### The exercise
Restate all the material verbatim, except for the pictures.

### Provided data
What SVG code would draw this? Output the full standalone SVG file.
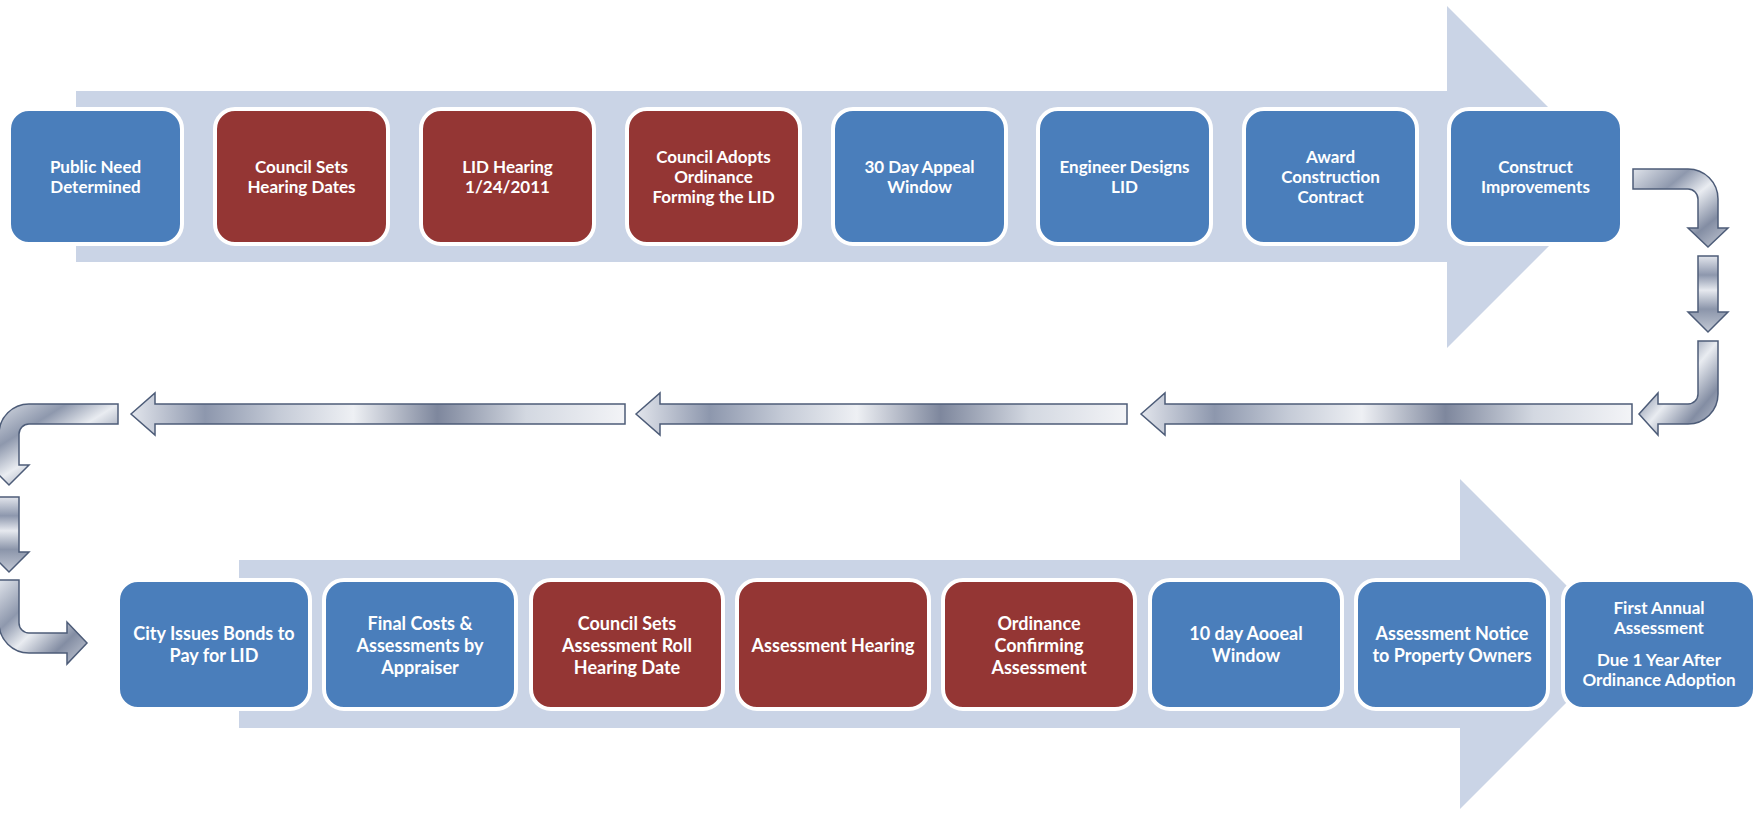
<svg xmlns="http://www.w3.org/2000/svg" width="1759" height="814" viewBox="0 0 1759 814">
<defs>
<style>
.band{fill:#cad4e6}
.box{stroke:#ffffff;stroke-width:4}
.blue{fill:#4a7ebb}
.red{fill:#943634}
.t{font-family:Lato,"Open Sans","Liberation Sans",sans-serif;font-weight:bold;fill:#ffffff;text-anchor:middle}
.s17{font-size:17px}
.s18{font-size:18px}
.conn path{stroke:#4d5c78;stroke-width:1.5;stroke-linejoin:miter}
</style>
<linearGradient id="gh" x1="0" y1="0" x2="1" y2="0">
<stop offset="0" stop-color="#e2e5ec"/>
<stop offset="0.15" stop-color="#8d97ad"/>
<stop offset="0.3" stop-color="#c5cbd7"/>
<stop offset="0.45" stop-color="#eef0f4"/>
<stop offset="0.62" stop-color="#7e879d"/>
<stop offset="0.8" stop-color="#d3d8e1"/>
<stop offset="1" stop-color="#f3f4f7"/>
</linearGradient>
<linearGradient id="gv" x1="0" y1="0" x2="0" y2="1">
<stop offset="0" stop-color="#e2e5ec"/>
<stop offset="0.25" stop-color="#8d97ad"/>
<stop offset="0.45" stop-color="#e6e9ef"/>
<stop offset="0.7" stop-color="#8b95aa"/>
<stop offset="1" stop-color="#c3c9d5"/>
</linearGradient>
<linearGradient id="gd" x1="0" y1="0" x2="1" y2="1">
<stop offset="0" stop-color="#dfe3ea"/>
<stop offset="0.3" stop-color="#8e98ad"/>
<stop offset="0.5" stop-color="#e9ecf1"/>
<stop offset="0.75" stop-color="#838da3"/>
<stop offset="1" stop-color="#c8cdd8"/>
</linearGradient>
</defs>
<rect width="1759" height="814" fill="#ffffff"/>

<g id="bands">
<path class="band" d="M76,91 L1447,91 L1447,6 L1618,177 L1447,348 L1447,262 L76,262 Z"/>
<path class="band" d="M239,560 L1460,560 L1460,479 L1625,644 L1460,809 L1460,728 L239,728 Z"/>
</g>

<g id="connectors" class="conn">
<path fill="url(#gd)" d="M1633,169 L1688,169 A30,30 0 0 1 1718,199 L1718,228 L1728,228 L1708,247 L1688,228 L1698,228 L1698,199 A10,10 0 0 0 1688,189 L1633,189 Z"/>
<path fill="url(#gv)" d="M1698,256 L1718,256 L1718,312 L1728,312 L1708,332 L1688,312 L1698,312 Z"/>
<path fill="url(#gd)" d="M1698,341 L1718,341 L1718,394 A30,30 0 0 1 1688,424 L1658,424 L1658,435 L1639,414 L1658,393 L1658,404 L1688,404 A10,10 0 0 0 1698,394 Z"/>
<path fill="url(#gh)" d="M1141,414 L1165,393 L1165,404 L1632,404 L1632,424 L1165,424 L1165,435 Z"/>
<path fill="url(#gh)" d="M636,414 L660,393 L660,404 L1127,404 L1127,424 L660,424 L660,435 Z"/>
<path fill="url(#gh)" d="M131,414 L155,393 L155,404 L625,404 L625,424 L155,424 L155,435 Z"/>
<path fill="url(#gd)" d="M118,404 L29,404 A30,30 0 0 0 -1,434 L-1,465 L-11,465 L9,485 L29,465 L19,465 L19,434 A10,10 0 0 1 29,424 L118,424 Z"/>
<path fill="url(#gv)" d="M-1,497 L19,497 L19,552 L29,552 L9,572 L-11,552 L-1,552 Z"/>
<path fill="url(#gd)" d="M-1,580 L19,580 L19,623 A10,10 0 0 0 29,633 L67,633 L67,622 L87,643 L67,664 L67,653 L29,653 A30,30 0 0 1 -1,623 Z"/>
</g>

<g id="n1"><rect class="box blue" x="9" y="109" width="173" height="135" rx="20"/>
<text class="t s17" x="95.5" y="173">Public Need</text><text class="t s17" x="95.5" y="193">Determined</text></g>
<g id="n2"><rect class="box red" x="215" y="109" width="173" height="135" rx="20"/>
<text class="t s17" x="301.5" y="173">Council Sets</text><text class="t s17" x="301.5" y="193">Hearing Dates</text></g>
<g id="n3"><rect class="box red" x="421" y="109" width="173" height="135" rx="20"/>
<text class="t s17" x="507.5" y="173">LID Hearing</text><text class="t s17" x="507.5" y="193">1/24/2011</text></g>
<g id="n4"><rect class="box red" x="627" y="109" width="173" height="135" rx="20"/>
<text class="t s17" x="713.5" y="163">Council Adopts</text><text class="t s17" x="713.5" y="183">Ordinance</text><text class="t s17" x="713.5" y="203">Forming the LID</text></g>
<g id="n5"><rect class="box blue" x="833" y="109" width="173" height="135" rx="20"/>
<text class="t s17" x="919.5" y="173">30 Day Appeal</text><text class="t s17" x="919.5" y="193">Window</text></g>
<g id="n6"><rect class="box blue" x="1038" y="109" width="173" height="135" rx="20"/>
<text class="t s17" x="1124.5" y="173">Engineer Designs</text><text class="t s17" x="1124.5" y="193">LID</text></g>
<g id="n7"><rect class="box blue" x="1244" y="109" width="173" height="135" rx="20"/>
<text class="t s17" x="1330.5" y="163">Award</text><text class="t s17" x="1330.5" y="183">Construction</text><text class="t s17" x="1330.5" y="203">Contract</text></g>
<g id="n8"><rect class="box blue" x="1449" y="109" width="173" height="135" rx="20"/>
<text class="t s17" x="1535.5" y="173">Construct</text><text class="t s17" x="1535.5" y="193">Improvements</text></g>

<g id="n9"><rect class="box blue" x="118" y="580" width="192" height="129" rx="20"/>
<text class="t s18" x="214" y="639.5">City Issues Bonds to</text><text class="t s18" x="214" y="661.5">Pay for LID</text></g>
<g id="n10"><rect class="box blue" x="324" y="580" width="192" height="129" rx="20"/>
<text class="t s18" x="420" y="629.5">Final Costs &amp;</text><text class="t s18" x="420" y="651.5">Assessments by</text><text class="t s18" x="420" y="673.5">Appraiser</text></g>
<g id="n11"><rect class="box red" x="531" y="580" width="192" height="129" rx="20"/>
<text class="t s18" x="627" y="629.5">Council Sets</text><text class="t s18" x="627" y="651.5">Assessment Roll</text><text class="t s18" x="627" y="673.5">Hearing Date</text></g>
<g id="n12"><rect class="box red" x="737" y="580" width="192" height="129" rx="20"/>
<text class="t s18" x="833" y="651.5">Assessment Hearing</text></g>
<g id="n13"><rect class="box red" x="943" y="580" width="192" height="129" rx="20"/>
<text class="t s18" x="1039" y="629.5">Ordinance</text><text class="t s18" x="1039" y="651.5">Confirming</text><text class="t s18" x="1039" y="673.5">Assessment</text></g>
<g id="n14"><rect class="box blue" x="1150" y="580" width="192" height="129" rx="20"/>
<text class="t s18" x="1246" y="639.5">10 day Aooeal</text><text class="t s18" x="1246" y="661.5">Window</text></g>
<g id="n15"><rect class="box blue" x="1356" y="580" width="192" height="129" rx="20"/>
<text class="t s18" x="1452" y="639.5">Assessment Notice</text><text class="t s18" x="1452" y="661.5">to Property Owners</text></g>
<g id="n16"><rect class="box blue" x="1563" y="580" width="192" height="129" rx="20"/>
<text class="t s17" x="1659" y="614">First Annual</text><text class="t s17" x="1659" y="634">Assessment</text><text class="t s17" x="1659" y="666">Due 1 Year After</text><text class="t s17" x="1659" y="686">Ordinance Adoption</text></g>
</svg>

### The reply
What SVG code would draw this? Output the full standalone SVG file.
<svg xmlns="http://www.w3.org/2000/svg" width="1759" height="814" viewBox="0 0 1759 814">
<defs>
<style>
.band{fill:#cad4e6}
.box{stroke:#ffffff;stroke-width:4}
.blue{fill:#4a7ebb}
.red{fill:#943634}
.t{font-family:Lato,"Open Sans","Liberation Sans",sans-serif;font-weight:bold;fill:#ffffff;text-anchor:middle}
.s17{font-size:17px}
.s18{font-size:18px}
.conn path{stroke:#4d5c78;stroke-width:1.5;stroke-linejoin:miter}
</style>
<linearGradient id="gh" x1="0" y1="0" x2="1" y2="0">
<stop offset="0" stop-color="#e2e5ec"/>
<stop offset="0.15" stop-color="#8d97ad"/>
<stop offset="0.3" stop-color="#c5cbd7"/>
<stop offset="0.45" stop-color="#eef0f4"/>
<stop offset="0.62" stop-color="#7e879d"/>
<stop offset="0.8" stop-color="#d3d8e1"/>
<stop offset="1" stop-color="#f3f4f7"/>
</linearGradient>
<linearGradient id="gv" x1="0" y1="0" x2="0" y2="1">
<stop offset="0" stop-color="#e2e5ec"/>
<stop offset="0.25" stop-color="#8d97ad"/>
<stop offset="0.45" stop-color="#e6e9ef"/>
<stop offset="0.7" stop-color="#8b95aa"/>
<stop offset="1" stop-color="#c3c9d5"/>
</linearGradient>
<linearGradient id="gd" x1="0" y1="0" x2="1" y2="1">
<stop offset="0" stop-color="#dfe3ea"/>
<stop offset="0.3" stop-color="#8e98ad"/>
<stop offset="0.5" stop-color="#e9ecf1"/>
<stop offset="0.75" stop-color="#838da3"/>
<stop offset="1" stop-color="#c8cdd8"/>
</linearGradient>
</defs>
<rect width="1759" height="814" fill="#ffffff"/>

<g id="bands">
<path class="band" d="M76,91 L1447,91 L1447,6 L1618,177 L1447,348 L1447,262 L76,262 Z"/>
<path class="band" d="M239,560 L1460,560 L1460,479 L1625,644 L1460,809 L1460,728 L239,728 Z"/>
</g>

<g id="connectors" class="conn">
<path fill="url(#gd)" d="M1633,169 L1688,169 A30,30 0 0 1 1718,199 L1718,228 L1728,228 L1708,247 L1688,228 L1698,228 L1698,199 A10,10 0 0 0 1688,189 L1633,189 Z"/>
<path fill="url(#gv)" d="M1698,256 L1718,256 L1718,312 L1728,312 L1708,332 L1688,312 L1698,312 Z"/>
<path fill="url(#gd)" d="M1698,341 L1718,341 L1718,394 A30,30 0 0 1 1688,424 L1658,424 L1658,435 L1639,414 L1658,393 L1658,404 L1688,404 A10,10 0 0 0 1698,394 Z"/>
<path fill="url(#gh)" d="M1141,414 L1165,393 L1165,404 L1632,404 L1632,424 L1165,424 L1165,435 Z"/>
<path fill="url(#gh)" d="M636,414 L660,393 L660,404 L1127,404 L1127,424 L660,424 L660,435 Z"/>
<path fill="url(#gh)" d="M131,414 L155,393 L155,404 L625,404 L625,424 L155,424 L155,435 Z"/>
<path fill="url(#gd)" d="M118,404 L29,404 A30,30 0 0 0 -1,434 L-1,465 L-11,465 L9,485 L29,465 L19,465 L19,434 A10,10 0 0 1 29,424 L118,424 Z"/>
<path fill="url(#gv)" d="M-1,497 L19,497 L19,552 L29,552 L9,572 L-11,552 L-1,552 Z"/>
<path fill="url(#gd)" d="M-1,580 L19,580 L19,623 A10,10 0 0 0 29,633 L67,633 L67,622 L87,643 L67,664 L67,653 L29,653 A30,30 0 0 1 -1,623 Z"/>
</g>

<g id="n1"><rect class="box blue" x="9" y="109" width="173" height="135" rx="20"/>
<text class="t s17" x="95.5" y="173">Public Need</text><text class="t s17" x="95.5" y="193">Determined</text></g>
<g id="n2"><rect class="box red" x="215" y="109" width="173" height="135" rx="20"/>
<text class="t s17" x="301.5" y="173">Council Sets</text><text class="t s17" x="301.5" y="193">Hearing Dates</text></g>
<g id="n3"><rect class="box red" x="421" y="109" width="173" height="135" rx="20"/>
<text class="t s17" x="507.5" y="173">LID Hearing</text><text class="t s17" x="507.5" y="193">1/24/2011</text></g>
<g id="n4"><rect class="box red" x="627" y="109" width="173" height="135" rx="20"/>
<text class="t s17" x="713.5" y="163">Council Adopts</text><text class="t s17" x="713.5" y="183">Ordinance</text><text class="t s17" x="713.5" y="203">Forming the LID</text></g>
<g id="n5"><rect class="box blue" x="833" y="109" width="173" height="135" rx="20"/>
<text class="t s17" x="919.5" y="173">30 Day Appeal</text><text class="t s17" x="919.5" y="193">Window</text></g>
<g id="n6"><rect class="box blue" x="1038" y="109" width="173" height="135" rx="20"/>
<text class="t s17" x="1124.5" y="173">Engineer Designs</text><text class="t s17" x="1124.5" y="193">LID</text></g>
<g id="n7"><rect class="box blue" x="1244" y="109" width="173" height="135" rx="20"/>
<text class="t s17" x="1330.5" y="163">Award</text><text class="t s17" x="1330.5" y="183">Construction</text><text class="t s17" x="1330.5" y="203">Contract</text></g>
<g id="n8"><rect class="box blue" x="1449" y="109" width="173" height="135" rx="20"/>
<text class="t s17" x="1535.5" y="173">Construct</text><text class="t s17" x="1535.5" y="193">Improvements</text></g>

<g id="n9"><rect class="box blue" x="118" y="580" width="192" height="129" rx="20"/>
<text class="t s18" x="214" y="639.5">City Issues Bonds to</text><text class="t s18" x="214" y="661.5">Pay for LID</text></g>
<g id="n10"><rect class="box blue" x="324" y="580" width="192" height="129" rx="20"/>
<text class="t s18" x="420" y="629.5">Final Costs &amp;</text><text class="t s18" x="420" y="651.5">Assessments by</text><text class="t s18" x="420" y="673.5">Appraiser</text></g>
<g id="n11"><rect class="box red" x="531" y="580" width="192" height="129" rx="20"/>
<text class="t s18" x="627" y="629.5">Council Sets</text><text class="t s18" x="627" y="651.5">Assessment Roll</text><text class="t s18" x="627" y="673.5">Hearing Date</text></g>
<g id="n12"><rect class="box red" x="737" y="580" width="192" height="129" rx="20"/>
<text class="t s18" x="833" y="651.5">Assessment Hearing</text></g>
<g id="n13"><rect class="box red" x="943" y="580" width="192" height="129" rx="20"/>
<text class="t s18" x="1039" y="629.5">Ordinance</text><text class="t s18" x="1039" y="651.5">Confirming</text><text class="t s18" x="1039" y="673.5">Assessment</text></g>
<g id="n14"><rect class="box blue" x="1150" y="580" width="192" height="129" rx="20"/>
<text class="t s18" x="1246" y="639.5">10 day Aooeal</text><text class="t s18" x="1246" y="661.5">Window</text></g>
<g id="n15"><rect class="box blue" x="1356" y="580" width="192" height="129" rx="20"/>
<text class="t s18" x="1452" y="639.5">Assessment Notice</text><text class="t s18" x="1452" y="661.5">to Property Owners</text></g>
<g id="n16"><rect class="box blue" x="1563" y="580" width="192" height="129" rx="20"/>
<text class="t s17" x="1659" y="614">First Annual</text><text class="t s17" x="1659" y="634">Assessment</text><text class="t s17" x="1659" y="666">Due 1 Year After</text><text class="t s17" x="1659" y="686">Ordinance Adoption</text></g>
</svg>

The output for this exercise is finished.